### Written problem
Extract the lines from the start through the line that holds "const xTitleControls = 'Testemunhas';", both included, omitting all images.

# start of Data excerpt

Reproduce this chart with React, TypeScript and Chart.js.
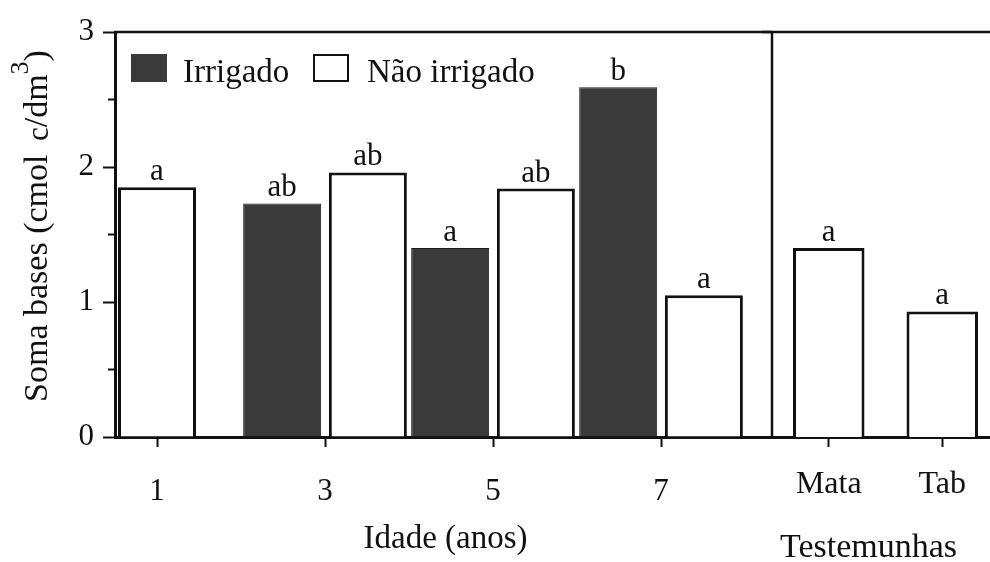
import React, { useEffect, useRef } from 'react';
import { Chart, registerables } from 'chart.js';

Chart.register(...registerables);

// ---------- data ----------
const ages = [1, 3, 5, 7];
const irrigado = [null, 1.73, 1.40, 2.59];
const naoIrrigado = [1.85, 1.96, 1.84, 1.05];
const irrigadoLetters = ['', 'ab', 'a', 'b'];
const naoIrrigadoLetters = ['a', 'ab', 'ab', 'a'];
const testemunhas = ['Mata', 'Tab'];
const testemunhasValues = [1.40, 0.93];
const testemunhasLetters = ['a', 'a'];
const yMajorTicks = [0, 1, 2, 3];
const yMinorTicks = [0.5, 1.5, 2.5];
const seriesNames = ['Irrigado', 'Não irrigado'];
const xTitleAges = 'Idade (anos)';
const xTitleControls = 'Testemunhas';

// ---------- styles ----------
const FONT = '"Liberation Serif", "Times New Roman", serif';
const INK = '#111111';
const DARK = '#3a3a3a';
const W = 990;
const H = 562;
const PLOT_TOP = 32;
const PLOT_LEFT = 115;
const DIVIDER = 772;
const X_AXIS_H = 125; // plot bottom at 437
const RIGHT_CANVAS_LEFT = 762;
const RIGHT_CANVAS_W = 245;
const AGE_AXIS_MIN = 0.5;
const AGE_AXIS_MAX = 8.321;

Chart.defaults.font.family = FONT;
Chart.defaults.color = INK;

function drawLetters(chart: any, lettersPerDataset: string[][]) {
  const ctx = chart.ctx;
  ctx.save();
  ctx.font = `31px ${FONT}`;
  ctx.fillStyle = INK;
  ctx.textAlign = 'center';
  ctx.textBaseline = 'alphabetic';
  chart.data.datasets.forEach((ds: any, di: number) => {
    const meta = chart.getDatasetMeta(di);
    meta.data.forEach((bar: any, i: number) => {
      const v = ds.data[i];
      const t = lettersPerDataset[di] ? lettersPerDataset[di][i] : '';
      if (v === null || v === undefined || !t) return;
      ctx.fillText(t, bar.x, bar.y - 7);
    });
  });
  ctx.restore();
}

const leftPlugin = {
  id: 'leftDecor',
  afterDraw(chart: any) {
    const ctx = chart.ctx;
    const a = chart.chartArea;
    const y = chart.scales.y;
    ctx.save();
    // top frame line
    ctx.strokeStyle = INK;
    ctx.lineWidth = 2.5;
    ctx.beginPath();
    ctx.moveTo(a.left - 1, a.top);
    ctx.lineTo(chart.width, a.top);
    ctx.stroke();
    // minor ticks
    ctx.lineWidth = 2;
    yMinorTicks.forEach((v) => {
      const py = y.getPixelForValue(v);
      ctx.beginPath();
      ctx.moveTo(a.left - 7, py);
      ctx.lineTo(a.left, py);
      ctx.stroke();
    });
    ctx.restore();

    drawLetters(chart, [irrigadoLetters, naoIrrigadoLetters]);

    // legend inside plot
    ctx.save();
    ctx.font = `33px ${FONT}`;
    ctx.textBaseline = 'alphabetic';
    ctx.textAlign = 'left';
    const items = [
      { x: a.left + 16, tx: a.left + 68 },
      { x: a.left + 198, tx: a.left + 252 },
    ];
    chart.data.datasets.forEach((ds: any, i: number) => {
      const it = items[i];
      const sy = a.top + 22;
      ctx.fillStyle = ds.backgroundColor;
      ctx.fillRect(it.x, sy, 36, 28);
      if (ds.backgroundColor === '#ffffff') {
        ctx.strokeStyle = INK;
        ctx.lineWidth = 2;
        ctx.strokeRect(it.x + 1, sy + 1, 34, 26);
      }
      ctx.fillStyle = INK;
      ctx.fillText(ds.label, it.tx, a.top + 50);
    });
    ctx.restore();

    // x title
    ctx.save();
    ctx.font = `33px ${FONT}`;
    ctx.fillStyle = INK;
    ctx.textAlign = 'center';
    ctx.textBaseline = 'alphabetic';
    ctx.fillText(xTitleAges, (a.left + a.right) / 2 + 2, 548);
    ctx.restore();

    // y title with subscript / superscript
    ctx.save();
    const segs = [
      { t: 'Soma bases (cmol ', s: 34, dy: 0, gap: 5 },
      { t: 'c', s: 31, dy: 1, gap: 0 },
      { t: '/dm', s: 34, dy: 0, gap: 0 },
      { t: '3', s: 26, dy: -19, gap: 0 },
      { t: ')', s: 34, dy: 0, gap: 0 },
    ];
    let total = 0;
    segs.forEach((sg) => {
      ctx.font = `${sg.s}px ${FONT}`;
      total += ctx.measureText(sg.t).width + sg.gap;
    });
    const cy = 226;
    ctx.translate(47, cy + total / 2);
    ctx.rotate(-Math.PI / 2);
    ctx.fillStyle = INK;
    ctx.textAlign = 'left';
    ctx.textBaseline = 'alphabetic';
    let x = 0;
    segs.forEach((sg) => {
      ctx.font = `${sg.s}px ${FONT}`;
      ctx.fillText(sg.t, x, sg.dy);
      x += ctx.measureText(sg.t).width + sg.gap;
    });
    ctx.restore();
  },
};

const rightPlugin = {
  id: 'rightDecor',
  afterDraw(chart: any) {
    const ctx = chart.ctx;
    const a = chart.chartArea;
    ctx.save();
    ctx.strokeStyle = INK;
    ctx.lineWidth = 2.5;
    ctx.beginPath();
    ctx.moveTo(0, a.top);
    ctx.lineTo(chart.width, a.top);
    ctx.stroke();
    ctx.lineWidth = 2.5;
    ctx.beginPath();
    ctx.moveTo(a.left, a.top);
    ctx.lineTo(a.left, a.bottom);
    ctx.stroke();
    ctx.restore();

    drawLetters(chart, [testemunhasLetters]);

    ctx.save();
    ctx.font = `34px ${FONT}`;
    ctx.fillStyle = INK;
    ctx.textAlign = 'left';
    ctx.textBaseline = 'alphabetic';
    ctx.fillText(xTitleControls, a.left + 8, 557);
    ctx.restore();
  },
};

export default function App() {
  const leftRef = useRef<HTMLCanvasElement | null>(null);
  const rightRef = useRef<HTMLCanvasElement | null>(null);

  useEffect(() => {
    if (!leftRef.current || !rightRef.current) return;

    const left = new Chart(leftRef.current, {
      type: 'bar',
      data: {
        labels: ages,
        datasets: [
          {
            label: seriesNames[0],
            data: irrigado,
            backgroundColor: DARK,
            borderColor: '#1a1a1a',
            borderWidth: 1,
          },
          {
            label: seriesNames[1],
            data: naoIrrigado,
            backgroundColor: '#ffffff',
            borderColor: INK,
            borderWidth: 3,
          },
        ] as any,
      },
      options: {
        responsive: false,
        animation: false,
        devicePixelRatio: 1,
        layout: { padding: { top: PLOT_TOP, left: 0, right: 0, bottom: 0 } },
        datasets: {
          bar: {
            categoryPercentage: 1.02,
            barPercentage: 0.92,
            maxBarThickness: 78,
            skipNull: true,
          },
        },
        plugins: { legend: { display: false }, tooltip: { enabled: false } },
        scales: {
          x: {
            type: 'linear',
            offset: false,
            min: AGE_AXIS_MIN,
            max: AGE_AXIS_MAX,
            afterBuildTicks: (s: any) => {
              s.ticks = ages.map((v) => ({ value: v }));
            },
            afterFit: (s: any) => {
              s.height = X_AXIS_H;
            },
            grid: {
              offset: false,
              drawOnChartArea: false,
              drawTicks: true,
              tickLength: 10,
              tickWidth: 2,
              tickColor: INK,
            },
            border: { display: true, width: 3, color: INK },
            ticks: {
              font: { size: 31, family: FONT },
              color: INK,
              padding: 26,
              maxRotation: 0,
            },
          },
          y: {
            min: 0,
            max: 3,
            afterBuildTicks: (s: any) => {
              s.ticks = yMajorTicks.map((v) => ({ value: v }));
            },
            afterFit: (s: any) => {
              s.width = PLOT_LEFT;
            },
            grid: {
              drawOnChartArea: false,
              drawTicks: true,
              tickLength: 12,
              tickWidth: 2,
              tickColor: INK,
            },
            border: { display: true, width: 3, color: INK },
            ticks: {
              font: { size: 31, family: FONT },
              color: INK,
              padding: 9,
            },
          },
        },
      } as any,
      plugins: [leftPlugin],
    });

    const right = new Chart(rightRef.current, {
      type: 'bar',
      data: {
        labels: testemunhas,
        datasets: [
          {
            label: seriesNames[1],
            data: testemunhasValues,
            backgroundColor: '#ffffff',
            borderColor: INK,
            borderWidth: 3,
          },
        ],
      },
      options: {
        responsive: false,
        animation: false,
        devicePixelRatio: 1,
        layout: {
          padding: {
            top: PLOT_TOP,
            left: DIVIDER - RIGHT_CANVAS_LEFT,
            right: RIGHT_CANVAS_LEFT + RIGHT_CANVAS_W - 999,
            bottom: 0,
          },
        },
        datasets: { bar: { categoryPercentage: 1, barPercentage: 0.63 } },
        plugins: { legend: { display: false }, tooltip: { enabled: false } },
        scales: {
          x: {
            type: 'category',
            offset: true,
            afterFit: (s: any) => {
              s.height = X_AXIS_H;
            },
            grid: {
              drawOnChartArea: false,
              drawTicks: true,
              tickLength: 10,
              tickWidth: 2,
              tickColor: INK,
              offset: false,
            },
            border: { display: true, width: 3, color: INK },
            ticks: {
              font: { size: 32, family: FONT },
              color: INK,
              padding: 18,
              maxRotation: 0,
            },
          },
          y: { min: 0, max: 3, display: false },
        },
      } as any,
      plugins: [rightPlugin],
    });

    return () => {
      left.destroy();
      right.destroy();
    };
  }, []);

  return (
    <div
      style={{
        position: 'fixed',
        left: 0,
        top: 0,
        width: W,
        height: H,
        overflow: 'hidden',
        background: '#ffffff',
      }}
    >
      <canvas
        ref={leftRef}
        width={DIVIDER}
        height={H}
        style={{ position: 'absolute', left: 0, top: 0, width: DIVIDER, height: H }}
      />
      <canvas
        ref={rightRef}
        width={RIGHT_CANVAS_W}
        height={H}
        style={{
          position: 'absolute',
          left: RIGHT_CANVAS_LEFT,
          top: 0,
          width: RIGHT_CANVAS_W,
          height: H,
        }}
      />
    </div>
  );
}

# end of Data excerpt

### Exercise response
Reproduce this chart with React, TypeScript and Chart.js.
import React, { useEffect, useRef } from 'react';
import { Chart, registerables } from 'chart.js';

Chart.register(...registerables);

// ---------- data ----------
const ages = [1, 3, 5, 7];
const irrigado = [null, 1.73, 1.40, 2.59];
const naoIrrigado = [1.85, 1.96, 1.84, 1.05];
const irrigadoLetters = ['', 'ab', 'a', 'b'];
const naoIrrigadoLetters = ['a', 'ab', 'ab', 'a'];
const testemunhas = ['Mata', 'Tab'];
const testemunhasValues = [1.40, 0.93];
const testemunhasLetters = ['a', 'a'];
const yMajorTicks = [0, 1, 2, 3];
const yMinorTicks = [0.5, 1.5, 2.5];
const seriesNames = ['Irrigado', 'Não irrigado'];
const xTitleAges = 'Idade (anos)';
const xTitleControls = 'Testemunhas';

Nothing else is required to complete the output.